Dark Patterns

Sometimes things happen and they are just coincidence and sometimes things happen, especially on the internet, and someone explicitly went out of their way to make that happen. You may find this when you are casually browsing a retail site for a pair of shoes and then, through the magic of something called "retargeting," you keep seeing advertisements for that same pair of shoes. At this point, we all see this coming so it doesn't come as a surprise.

Everyone is tracking us everywhere — and sometimes we willingly let them track us by volunteering information about ourselves (i.e. what we all do on Facebook day in and day out). This is okay as long as everyone's complicit; when the product you are using is free, YOU are the product (the selling of information about you to target selling you stuff, in essence).

What I find far more disturbing is a trend toward dark patterns that I'm seeing in the design of products. I define a dark pattern as a product that takes you somewhere that you as a user don't want to go. It's intentionally leading you to something you may not want — usually the end game is to lead you to something that is profitable for the product but not so great for the consumer.

Dark Bouquet by Jen Gallardo
Dark Bouquet by Jen Gallardo

If you can't tell by the wording I used, I'm not a fan of dark patterns.

My most recent example of a dark pattern comes from Apple. It's pretty clear to me that Apple is violently reacting responding to the fact that streaming music has become a threat to the iTunes Music Store model of buying songs individually. If I'm being honest, I do buy far less music because of my Spotify subscription (like, why buy that guilty pleasure Harry Styles record if I can listen to it on loop for a small monthly fee? #amirite?). And, if I'm being really super honest, I find that I'm more prone to buying DRM-free music from Amazon versus buying it off iTunes. That said, Apple — as any company would in their position — is trying to make Apple Music (their streaming music solution) relevant to iPhone owners.

However, this has come at a disadvantage to folks like me who have an extensive and sometimes obscure music collection (that is likely not all on Apple Music) that needs to come along with them on their phones. When Apple Music was first becoming a thing to be reckoned with, the music app on iPhone would force the issue of Apple Music.
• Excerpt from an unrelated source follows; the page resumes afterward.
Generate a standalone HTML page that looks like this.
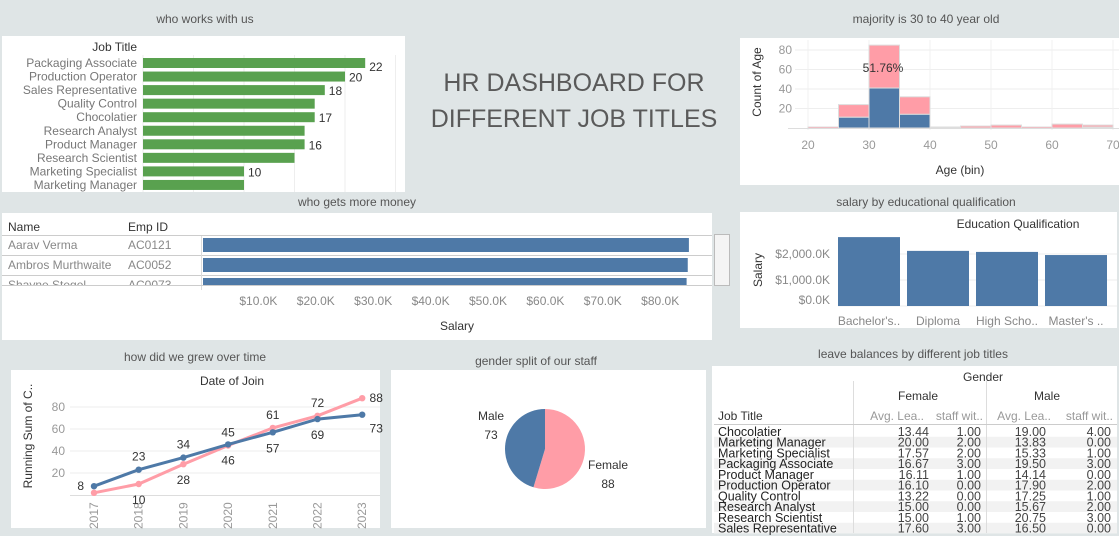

This was incredibly annoying as I'd get an ad that would only half load or just cause the whole music application to hang due to being in spotty reception on the subway — the one place where it is crucial that I listen to my music in peace. Thankfully, Apple created a setting to disable Apple Music entirely, which solved that issue as far as I can tell.

Then iOS 11 came out. And I decided to sync my phone with my iTunes and update my iPhone 6 with the new OS (in preparation for my purchase of an iPhone 8). Suddenly, the four thousand songs on my phone disappeared. What I later discovered is that there was some default setting to sync my music manually that was no longer checked. I didn't decide to do that. Why would I do that?! This is a dark pattern I fell into because of what I believe is an intentional drive to push users to Apple Music. The end result of this was me sitting with my phone for the better part of an hour re-syncing all the music (and videos, for that matter) that should've still been on there.

Inside, Doorway of Taiwan Pavillion by Jen Gallardo
Inside, Doorway of Taiwan Pavillion by Jen Gallardo

But, the good news is that I was able to fix it — so no need to dwell on the past (Apple, if you're listening, I forgive you!). That said, my Public Service Announcement about all of this has to do with thinking critically. They don't teach this in school but it's important to understand what is motivating this dark alley someone's trying to lead you down so you can better evade the trap! Also, a quick google search of "Dark Patterns" reveals some interesting case studies worth checking out so you don't become a statistic.